While we inhabit land on the Earth we sometimes forget that we live on a planet where 70 percent of the Earth is covered with water. The variation in the properties of the land versus the water contributes to our global circulation patterns. Sometimes these global circulation patterns are disrupted and we observe the effects of these disruptions in events such as El Niño and La Niña.

It is believed that El Niños occur every two to eight years, and are sometimes stronger, sometimes weaker. This often happens when the southeast trade winds weaken or even reverse. As a result, large masses of water from the western Pacific Ocean migrate to the east to the coast of South America. This change in ocean circulation not only impacts the weather and climate in South America, but also affects locations all around the globe.

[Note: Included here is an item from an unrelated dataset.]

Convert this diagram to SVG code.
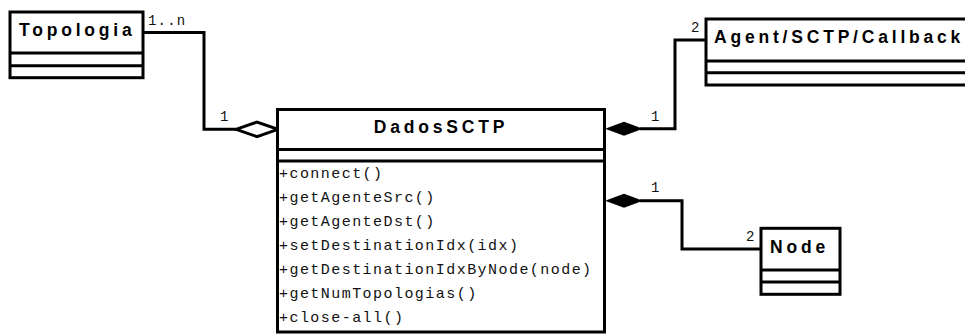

These effects can last for about a year, when the opposite conditions occur as the trade winds strengthen again, and the waters off the coast of South America are colder than normal from active upwelling occurring along the coast. This phase of the global circulation disruption is called La Niña.

We have been fortunate over the last 30 years to have satellite and buoy data to warn us if the El Niño phase is upon us. By measuring sea surface heights with satellites like TOPEX Poseidon, sea surface temperature with satellites like AVHRR, and wind vectors from buoys and satellites, we can monitor the Pacific Ocean for changes that may signal the onset of El Niño or La Niña. The sensitive altimeter on the TOPEX Poseidon satellite can measure small changes that create hills and valleys on the sea surface which is mostly caused by thermal expansion (steric effect), and the warming of the ocean during an El Niño event can be sensed by the altimeter.

This lesson explores El Niño by looking at sea surface temperature, sea surface height, and wind vectors in order to seek out any correlations there may be among these three variables. It employs group work where different teams work together to analyze a single variable, and then get together in different groups to compare all three variables. The lesson will guide students through data representing the strong El Niño from 1997 to 1998. By doing this, students will model the methods of researchers who bring their expertise to study integrated science questions. Depending on the classroom dynamics, available technology, and available time, this lesson may be modified.